In computer science, the term hardware refers to any computer system components which are actual physical objects in contrast to software which exists in digital form. This includes the hard disk and built-in drives, i.e. all components that are “hard.”


The development of computer hardware begins when the first computers came into existence and has its true origin in the “Von Neumann architecture.” The Hungarian mathematician presented a structure for a computer in 1945 which is still quite applicable even today. His model consisted of four elements: a control unit, an arithmetic/logic unit, a memory unit, and an input and output device.

This pretty much comprises the definition of hardware. In 1947 the term hardware was mentioned in reference to the “physical components of a computer” for the first time. In the Anglophone environment the term “hardware” primarily denotes items made out of metal such as tools, locks, hinges or cutlery. Therefore, it is usually referred to “computer hardware” to set it apart from its original meaning. Due to technical progress, hardware for computers has evolved tremendously. This did not change the Von Neumann principle, however.

Crucial development steps can be described for all four levels:

  • Control unit: Processors today are not only many times smaller than in the 1950s, but they are also much faster. Usually not just one processor core is used, but multiple ones. An impressive example are smartphones, which has more computing power today than a standard desktop PC in the 1990s.
  • Logic unit: The increase in the computing power of hardware in recent decades is reflected in the so-called “Moore’s Law,” which predicts that the number of circuits in a processor will double each year. Considering the rapid development of computing power of most computers this theorem is confirmed again and again. The hardware of today’s supercomputers can perform many different tasks simultaneously, as evidenced by current supercomputers, working with 180 million transistors per square centimeter.
  • Memory unit: Whereas at the beginning, computers could only store a small amount of data, hardware in the form of server clusters exist today that can process data on the order of terabytes. Even USB sticks can store several gigabytes. The current trend is going in the direction of developing ultra-fast flash memory.
  • Output device: Technology has made enormous strides in this area as well.

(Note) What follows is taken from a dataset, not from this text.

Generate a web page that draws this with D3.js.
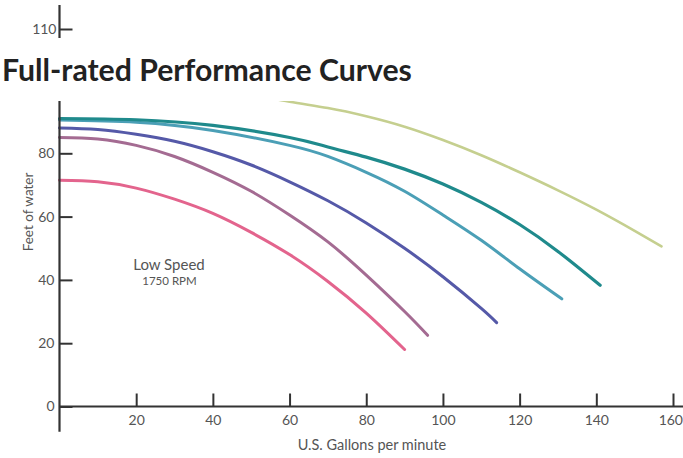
<!DOCTYPE html>
<html>
<head>
<meta charset="utf-8">
<script src="https://cdn.jsdelivr.net/npm/d3@7"></script>
<style>
  html, body { margin: 0; padding: 0; background: #fff; }
  svg { display: block; }
  text { font-family: "Lato", "Open Sans", sans-serif; }
</style>
</head>
<body>
<svg id="chart" width="683" height="458"></svg>
<script>
// ---- data ----
const title = "Full-rated Performance Curves";
const xLabel = "U.S. Gallons per minute";
const yLabel = "Feet of water";
const noteLine1 = "Low Speed";
const noteLine2 = "1750 RPM";
const xTicks = [20, 40, 60, 80, 100, 120, 140, 160];
const yTicks = [0, 20, 40, 60, 80];
const yTopTicks = [110];

// gallons per minute / feet of water for each curve
const greenGpm  = [40, 50, 60, 70, 80, 90, 100, 110, 120, 130, 140, 150, 157];
const greenFt   = [100.5, 98.6, 96.3, 94.3, 91.7, 88.4, 84.2, 79.4, 74, 68.3, 62.2, 55.5, 50.6];
const dTealGpm  = [0, 20, 40, 60, 70, 80, 90, 100, 110, 120, 130, 141];
const dTealFt   = [91, 90.6, 88.8, 85, 82, 78.8, 75, 70.3, 64.5, 57.5, 49, 38.3];
const lTealGpm  = [0, 20, 40, 60, 70, 80, 90, 100, 110, 120, 131];
const lTealFt   = [90.5, 89.8, 87.2, 82.5, 79, 74, 68, 60.5, 52.5, 43.5, 34];
const blueGpm   = [0, 10, 20, 30, 40, 50, 60, 70, 80, 90, 100, 110, 114];
const blueFt    = [88, 87.5, 86, 83.8, 80.5, 76.3, 71, 65, 58, 50, 41, 31, 26.5];
const mauveGpm  = [0, 10, 20, 30, 40, 50, 60, 70, 80, 90, 96];
const mauveFt   = [85, 84.5, 82.5, 79, 74, 68, 60.5, 52, 41.5, 30, 22.5];
const pinkGpm   = [0, 10, 20, 30, 40, 50, 60, 70, 80, 90];
const pinkFt    = [71.5, 71, 69, 65.5, 61, 55, 48, 39.5, 29.5, 18];

const series = [
  { gpm: greenGpm, ft: greenFt, color: "#c5cf8f", width: 2.6 },
  { gpm: lTealGpm, ft: lTealFt, color: "#4b9fb6", width: 3 },
  { gpm: dTealGpm, ft: dTealFt, color: "#1f8a8c", width: 3.2 },
  { gpm: blueGpm,  ft: blueFt,  color: "#5559a8", width: 3 },
  { gpm: mauveGpm, ft: mauveFt, color: "#a46b92", width: 3 },
  { gpm: pinkGpm,  ft: pinkFt,  color: "#e3648d", width: 3 }
];

// ---- layout ----
const svg = d3.select("#chart");
const x = d3.scaleLinear().domain([0, 160]).range([59.5, 673]);
const y = d3.scaleLinear().domain([0, 80]).range([406.5, 153.3]);
// the small fragment of the axis above the title has its own offset
const yTop = d3.scaleLinear().domain([100, 110]).range([60.6, 29]);
const axisColor = "#333";
const labelColor = "#555";

// curves
const line = d3.line().x(d => x(d[0])).y(d => y(d[1])).curve(d3.curveNatural);
svg.append("g").selectAll("path").data(series).join("path")
  .attr("d", s => line(s.gpm.map((g, i) => [g, s.ft[i]])))
  .attr("fill", "none")
  .attr("stroke", s => s.color)
  .attr("stroke-width", s => s.width)
  .attr("stroke-linecap", "round");

// y axis line (full height)
svg.append("line")
  .attr("x1", x(0)).attr("x2", x(0))
  .attr("y1", yTop(117.6)).attr("y2", y(-8))
  .attr("stroke", axisColor).attr("stroke-width", 2.2);

// x axis line
svg.append("line")
  .attr("x1", x(0)).attr("x2", 683)
  .attr("y1", y(0)).attr("y2", y(0))
  .attr("stroke", axisColor).attr("stroke-width", 2.2);

function styleAxis(g) {
  g.select(".domain").remove();
  g.selectAll(".tick line").attr("stroke", axisColor).attr("stroke-width", 2);
  g.selectAll(".tick text").attr("fill", labelColor)
    .style("font-family", "Lato, 'Open Sans', sans-serif").style("font-size", "14px");
}

const xg = svg.append("g")
  .attr("transform", `translate(0,${y(0)})`)
  .call(d3.axisBottom(x).tickValues(xTicks).tickFormat(d3.format("d"))
        .tickSizeInner(-13).tickSizeOuter(0).tickPadding(8.5))
  .call(styleAxis);
// keep the last label inside the picture edge
xg.selectAll(".tick text").filter(d => d === xTicks[xTicks.length - 1])
  .attr("text-anchor", "end").attr("x", 9.5);

svg.append("g")
  .attr("transform", `translate(${x(0)},0)`)
  .call(d3.axisLeft(y).tickValues(yTicks).tickFormat(d3.format("d"))
        .tickSizeInner(-13).tickSizeOuter(0).tickPadding(5))
  .call(styleAxis);

// title band (white box covering the plot top)
svg.append("rect")
  .attr("x", 0).attr("y", 38).attr("width", 683).attr("height", 63)
  .attr("fill", "#fff");

svg.append("g")
  .attr("transform", `translate(${x(0)},0)`)
  .call(d3.axisLeft(yTop).tickValues(yTopTicks).tickFormat(d3.format("d"))
        .tickSizeInner(-13).tickSizeOuter(0).tickPadding(3))
  .call(styleAxis);

const t = svg.append("text")
  .attr("x", 2).attr("y", 81)
  .attr("fill", "#222")
  .style("font-weight", 700)
  .style("font-size", "24px")
  .text(title);
const w = t.node().getComputedTextLength();
t.style("font-size", (24 * 410 / w) + "px");

// axis titles
svg.append("text")
  .attr("x", 372).attr("y", 450)
  .attr("text-anchor", "middle")
  .attr("fill", labelColor)
  .style("font-size", "14.5px")
  .text(xLabel);

svg.append("text")
  .attr("transform", "translate(32.5,212) rotate(-90)")
  .attr("text-anchor", "middle")
  .attr("fill", labelColor)
  .style("font-size", "13.5px")
  .text(yLabel);

// annotation
svg.append("text")
  .attr("x", 169).attr("y", 269.5)
  .attr("text-anchor", "middle")
  .attr("fill", labelColor)
  .style("font-size", "15px")
  .text(noteLine1);
svg.append("text")
  .attr("x", 169.5).attr("y", 285)
  .attr("text-anchor", "middle")
  .attr("fill", labelColor)
  .style("font-size", "11.5px")
  .text(noteLine2);
</script>
</body>
</html>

One of the biggest stages of development is 3D printing.
  • Input unit: While the QWERTY keyboard has had almost no changes over the past 100 years, enormous progress has been made with regard to input methods. Nowadays, many computers can be operated with gestures and voice control. The applicable hardware can be found even in smartphones.

Hardware components[edit]

Hardware today includes many different elements and the below is by no means a complete list:

  • Hard drives
  • Computer cases, fans or power supplies
  • Motherboards: the main board of the computer
  • Processor
  • Random access memory (RAM)
  • Drives: DVD drive, BluRay drive, external storage
  • Output devices such as monitors, projectors, printers
  • Input devices such as mouse, keyboard, joystick
  • Reading devices such as scanners or cameras

SEO hardware[edit]

The craft of search engine optimization has also changed with the increasing development of computer hardware. Without the enormous computing power of computers, programs such as Google Analytics or other tools could not be used at all.

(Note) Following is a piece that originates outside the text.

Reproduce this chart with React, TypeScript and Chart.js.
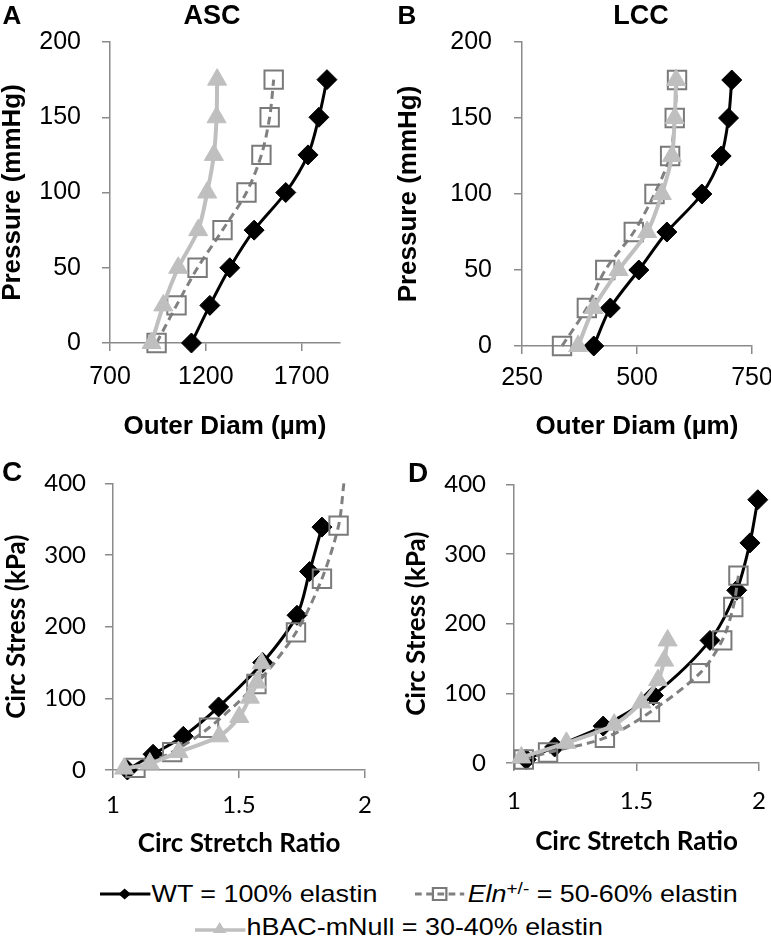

User hardware requirements are a key factor in terms of optimizing websites. Today, for example, the kinds of devices being used are much more sophisticated than at the beginning of the 2000s. At that time, the Internet was accessed mainly at home with a desktop PCs. Today, a variety of devices with different hardware are used to connect to the Internet. Moreover, we are no longer bound to a stationary Internet connection, but can surf the web with smartphones or tablets on the go. A definite result of this hardware development is responsive design that adapts to the respective output device. Mobile optimization is another a direct consequence of the changed user hardware requirements. Web analytics had to be adapted as well and can now do cross-device tracking.

The current hardware development plays also a role in website assessment through Google’s algorithms. For example, load speed of a webpage is a ranking criterion which can be optimized with appropriate hardware such as faster servers.